What you need to do
Return, unaltered, every line from the beginning of the material below up to and including the one with "const yTicks = [50, 60, 70, 80, 90, 100];".

=== Information supplied ===

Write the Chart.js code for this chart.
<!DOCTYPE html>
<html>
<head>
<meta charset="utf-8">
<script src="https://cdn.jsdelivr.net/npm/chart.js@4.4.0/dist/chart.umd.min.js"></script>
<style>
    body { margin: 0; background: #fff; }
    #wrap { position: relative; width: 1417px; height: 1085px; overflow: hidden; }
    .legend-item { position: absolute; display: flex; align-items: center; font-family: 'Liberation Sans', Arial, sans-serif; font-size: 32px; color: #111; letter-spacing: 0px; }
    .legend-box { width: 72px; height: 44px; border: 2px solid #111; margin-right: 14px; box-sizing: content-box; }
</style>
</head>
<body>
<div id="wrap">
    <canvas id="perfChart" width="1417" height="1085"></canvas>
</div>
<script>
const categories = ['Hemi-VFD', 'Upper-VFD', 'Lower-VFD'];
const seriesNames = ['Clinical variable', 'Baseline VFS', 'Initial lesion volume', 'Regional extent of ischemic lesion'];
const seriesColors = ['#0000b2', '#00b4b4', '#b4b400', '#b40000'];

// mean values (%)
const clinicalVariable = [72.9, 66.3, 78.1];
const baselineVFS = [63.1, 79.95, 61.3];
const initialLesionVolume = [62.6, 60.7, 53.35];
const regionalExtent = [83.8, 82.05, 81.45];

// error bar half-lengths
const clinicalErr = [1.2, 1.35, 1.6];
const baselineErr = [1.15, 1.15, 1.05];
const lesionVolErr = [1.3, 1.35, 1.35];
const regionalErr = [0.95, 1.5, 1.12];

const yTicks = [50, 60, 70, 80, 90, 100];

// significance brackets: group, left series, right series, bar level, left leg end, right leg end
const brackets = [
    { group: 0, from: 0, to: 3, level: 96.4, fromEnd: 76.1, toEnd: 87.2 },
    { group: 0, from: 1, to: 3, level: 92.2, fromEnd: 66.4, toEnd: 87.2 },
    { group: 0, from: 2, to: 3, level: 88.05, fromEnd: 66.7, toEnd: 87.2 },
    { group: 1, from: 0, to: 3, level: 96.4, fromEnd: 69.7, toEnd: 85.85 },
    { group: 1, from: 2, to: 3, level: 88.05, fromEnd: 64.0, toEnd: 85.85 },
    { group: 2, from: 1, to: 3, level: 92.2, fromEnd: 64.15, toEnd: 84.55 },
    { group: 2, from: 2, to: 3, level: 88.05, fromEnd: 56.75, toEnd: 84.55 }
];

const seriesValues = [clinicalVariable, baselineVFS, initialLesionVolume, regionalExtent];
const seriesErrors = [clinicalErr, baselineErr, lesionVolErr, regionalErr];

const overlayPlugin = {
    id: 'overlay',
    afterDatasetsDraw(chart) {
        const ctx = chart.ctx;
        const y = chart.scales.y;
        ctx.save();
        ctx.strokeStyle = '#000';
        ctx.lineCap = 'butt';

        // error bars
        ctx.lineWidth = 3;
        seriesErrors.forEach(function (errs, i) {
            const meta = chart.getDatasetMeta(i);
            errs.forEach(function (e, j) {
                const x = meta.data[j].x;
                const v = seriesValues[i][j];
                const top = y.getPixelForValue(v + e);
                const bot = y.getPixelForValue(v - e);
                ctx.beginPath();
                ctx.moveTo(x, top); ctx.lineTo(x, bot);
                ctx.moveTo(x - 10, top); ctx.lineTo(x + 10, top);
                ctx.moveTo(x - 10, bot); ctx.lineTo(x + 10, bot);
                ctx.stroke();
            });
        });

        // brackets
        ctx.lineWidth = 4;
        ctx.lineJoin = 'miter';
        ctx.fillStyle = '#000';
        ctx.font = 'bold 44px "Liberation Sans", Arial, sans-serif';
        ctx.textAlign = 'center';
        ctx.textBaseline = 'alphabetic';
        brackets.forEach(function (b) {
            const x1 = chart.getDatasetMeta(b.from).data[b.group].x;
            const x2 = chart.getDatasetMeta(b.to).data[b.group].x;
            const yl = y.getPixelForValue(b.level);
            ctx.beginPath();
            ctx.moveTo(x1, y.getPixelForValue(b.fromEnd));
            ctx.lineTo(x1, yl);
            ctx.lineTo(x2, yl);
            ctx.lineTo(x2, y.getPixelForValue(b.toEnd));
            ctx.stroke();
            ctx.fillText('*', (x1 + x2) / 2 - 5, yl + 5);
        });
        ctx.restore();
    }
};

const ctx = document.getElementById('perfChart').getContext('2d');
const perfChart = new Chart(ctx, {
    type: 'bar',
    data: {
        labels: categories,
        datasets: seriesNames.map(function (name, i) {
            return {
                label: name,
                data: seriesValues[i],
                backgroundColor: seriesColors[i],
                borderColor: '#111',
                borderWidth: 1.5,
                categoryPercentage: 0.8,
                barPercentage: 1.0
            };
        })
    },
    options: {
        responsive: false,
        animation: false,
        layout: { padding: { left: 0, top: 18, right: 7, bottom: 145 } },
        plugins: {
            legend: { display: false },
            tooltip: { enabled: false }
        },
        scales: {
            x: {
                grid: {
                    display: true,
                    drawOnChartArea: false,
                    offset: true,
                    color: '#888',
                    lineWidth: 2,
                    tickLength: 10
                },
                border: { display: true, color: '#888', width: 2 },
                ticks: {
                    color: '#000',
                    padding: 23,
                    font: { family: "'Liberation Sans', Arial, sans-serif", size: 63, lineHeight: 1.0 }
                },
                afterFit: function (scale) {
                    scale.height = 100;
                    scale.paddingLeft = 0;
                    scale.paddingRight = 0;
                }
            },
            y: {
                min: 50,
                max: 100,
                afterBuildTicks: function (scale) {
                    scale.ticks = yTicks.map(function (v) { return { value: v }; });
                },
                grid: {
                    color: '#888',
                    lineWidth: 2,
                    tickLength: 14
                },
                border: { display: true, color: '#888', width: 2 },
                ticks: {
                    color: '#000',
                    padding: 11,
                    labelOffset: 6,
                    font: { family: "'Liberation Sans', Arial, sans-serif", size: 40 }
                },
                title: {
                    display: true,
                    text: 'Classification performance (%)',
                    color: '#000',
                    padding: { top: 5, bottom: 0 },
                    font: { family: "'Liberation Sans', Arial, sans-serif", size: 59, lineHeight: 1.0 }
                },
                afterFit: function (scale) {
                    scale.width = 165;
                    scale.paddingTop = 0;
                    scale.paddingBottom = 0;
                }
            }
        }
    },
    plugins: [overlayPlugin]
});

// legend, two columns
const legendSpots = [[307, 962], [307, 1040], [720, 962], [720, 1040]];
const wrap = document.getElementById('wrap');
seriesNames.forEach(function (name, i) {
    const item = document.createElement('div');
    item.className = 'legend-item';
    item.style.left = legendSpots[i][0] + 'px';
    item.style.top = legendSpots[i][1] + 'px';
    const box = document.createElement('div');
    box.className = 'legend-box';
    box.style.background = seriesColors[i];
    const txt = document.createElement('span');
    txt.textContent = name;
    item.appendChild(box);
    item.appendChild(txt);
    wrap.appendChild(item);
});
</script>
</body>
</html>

===

Reply to the task
Write the Chart.js code for this chart.
<!DOCTYPE html>
<html>
<head>
<meta charset="utf-8">
<script src="https://cdn.jsdelivr.net/npm/chart.js@4.4.0/dist/chart.umd.min.js"></script>
<style>
    body { margin: 0; background: #fff; }
    #wrap { position: relative; width: 1417px; height: 1085px; overflow: hidden; }
    .legend-item { position: absolute; display: flex; align-items: center; font-family: 'Liberation Sans', Arial, sans-serif; font-size: 32px; color: #111; letter-spacing: 0px; }
    .legend-box { width: 72px; height: 44px; border: 2px solid #111; margin-right: 14px; box-sizing: content-box; }
</style>
</head>
<body>
<div id="wrap">
    <canvas id="perfChart" width="1417" height="1085"></canvas>
</div>
<script>
const categories = ['Hemi-VFD', 'Upper-VFD', 'Lower-VFD'];
const seriesNames = ['Clinical variable', 'Baseline VFS', 'Initial lesion volume', 'Regional extent of ischemic lesion'];
const seriesColors = ['#0000b2', '#00b4b4', '#b4b400', '#b40000'];

// mean values (%)
const clinicalVariable = [72.9, 66.3, 78.1];
const baselineVFS = [63.1, 79.95, 61.3];
const initialLesionVolume = [62.6, 60.7, 53.35];
const regionalExtent = [83.8, 82.05, 81.45];

// error bar half-lengths
const clinicalErr = [1.2, 1.35, 1.6];
const baselineErr = [1.15, 1.15, 1.05];
const lesionVolErr = [1.3, 1.35, 1.35];
const regionalErr = [0.95, 1.5, 1.12];

const yTicks = [50, 60, 70, 80, 90, 100];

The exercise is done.